The third helping of the blockbuster Despicable Me series featuring Steve Carell and Kristen Wiig makes all the right moves – but to incrementally less successful effect
The Despicable Me series has shown there is life outside Pixar and Disney, both commercially and artistically, in the blockbuster animation world, with its sentimental-querulous figurehead Gru (voiced by Steve Carell) and fondness for idiosyncratic grotesques. So here we are at number three – not counting, of course, the prequel-spinoff Minions, in which Gru’s babbling army of small yellow helpers took centre stage. While all the elements that brought the first two Despicable Mes inordinate popularity are present and correct, it might perhaps be churlish to suggest that the charm is beginning to wear off – just a tiny bit.

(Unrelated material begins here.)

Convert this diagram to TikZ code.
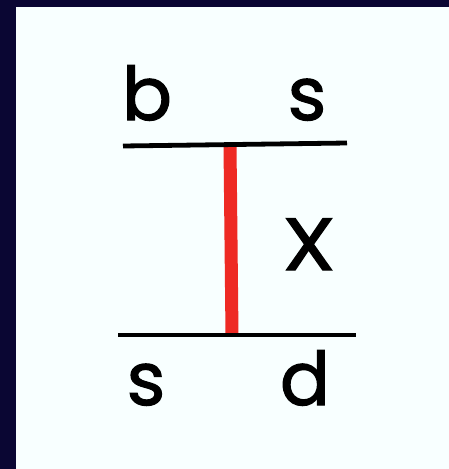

On the face of it, this third film simply extends the sentimental undertow of its predecessors. Having acquired children (in DM1) and a wife (Lucy, voiced by Kristen Wiig, in DM2), Gru this time discovers he has a twin, Dru (voiced, again, by Carell). Possessed of hair, a sunny outlook and substantial material possessions, Dru is pitched as the polar opposite to his surly, self-hating long-lost brother; he is also keen to re-establish the family tradition of supervillany – the very practice Gru has turned his back on. It’s only a matter of minutes before a heated sibling rivalry is raging.